Sementara Layken berkelit dengan perasaan dan perjumpaannya dengan Will di sekolah; Mom rupanya menutupi rahasia di baliknya dan Kel. Mulai dari panggilan telepon, puisi romantis, dan nyatanya, Mom membual soal masalah finansial mereka. Rumah mereka di Texas pun utuh, tak berniat ia jual. Apa yang sesungguhnya Mom tutupi? Apakah ia bertemu dengan orang lain di luar sana dan hanya dalam waktu tujuh bulan, Mom melupakan Dad?

 

 

“Bukan kematian yang menonjok kalian, Layken. Kehidupan-lah yang melakukannya. Kehidupan bergulir. Hal buruk terjadi. Dan ini sangat sering terjadi. Kepada sangat banyak orang.” Slammed ‘Cinta Terlarang’, hlm. 225

 
 

 
Cukup tiga deret kalimat kuotasi untuk menggambarkan “Slammed”. Bukan sekadar roman, tapi ini bercerita tentang “kehidupan”. Bagaimana sebuah kehidupan yang kadang terasa berkecukupan—dalam hal materi; ketersediaan orang-orang; dan kemapanan finansial ada di sekeliling kita—dapat hancur berkeping-keping dan membuat seseorang mengumpat. Dan begitulah kehidupan para tokoh dalam “Slammed”. Kendati ingin menunjukkan cinta remaja yang sedang seru-serunya untuk disimak, tapi dalam buku Colleen Hoover pertama yang saya baca, ia tidak menyuguhkan sebuah novel yang kosong, yang bercerita melulu soal cinta. Ia berpesan tentang keluarga. Tentang seorang ibu yang hebat, seorang remaja putri yang luar biasa tabah, tapi ketabahan seseorang tidak hadir dengan sendirinya lantaran ia pun perlu ditempa.

“Slammed” mengambil sebuah tema yang sangat sehari-hari. Pertemuan kedua tokoh utamanya begitu sederhana. Banyak novel, pun film yang mengambil pola pertemuan dua karakter utama yang serupa. Tapi yang membedakan “Slammed” adalah saat keduanya berkompromi atas alasan satu sama lain.

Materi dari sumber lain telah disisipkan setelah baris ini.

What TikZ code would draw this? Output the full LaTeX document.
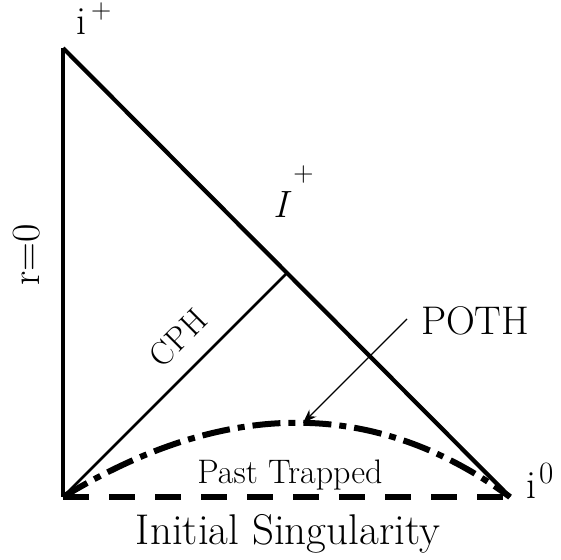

Dan satu lagi yang paling suka dari “Slammed”, yaitu bagaimana plotnya mengambil celah dari sebuah cerita tragedi dan membuatnya punya sisi positif yang patut disyukuri.

Gaya bercerita Colleen Hoover mirip dengan novel Gayle Foreman “If I Stay”. Dengan lingkungan yang serba-salju dan tenang. Saya bisa membayangkan segalanya berjalan dengan amat remaja. Bagaimana pertemuan dua orang yang bertetangga. Dan juga narasinya yang diisi dari sudut pandang Layken, remaja peremuan yang memendam duka. Dari awal cerita dibuka, Layken tak langsung membuat segalanya menjadi terkomplikasi satu sama lain. Ia mulai dari hal yang paling mendasar, yaitu nama, dan dari namanya yang unik, Layken. Ia menjelaskan sebuah napak tilas yang lucu. Semuanya terasa sangat mengalir. Dan alur maju mundur pun sering mendominasi cerita di kebanyakan bab dari “Slammed”. Saya sama sekali tidak merasa terganggu lantaran Colleen Hoover membuat pembaca bergerak maju dan mundur secara bersamaan. Dialog-dialog para tokohnya pun selalu mengandung humor. Terlebih jika menyinggung soal karakter Eddie, Kel, dan Clauder.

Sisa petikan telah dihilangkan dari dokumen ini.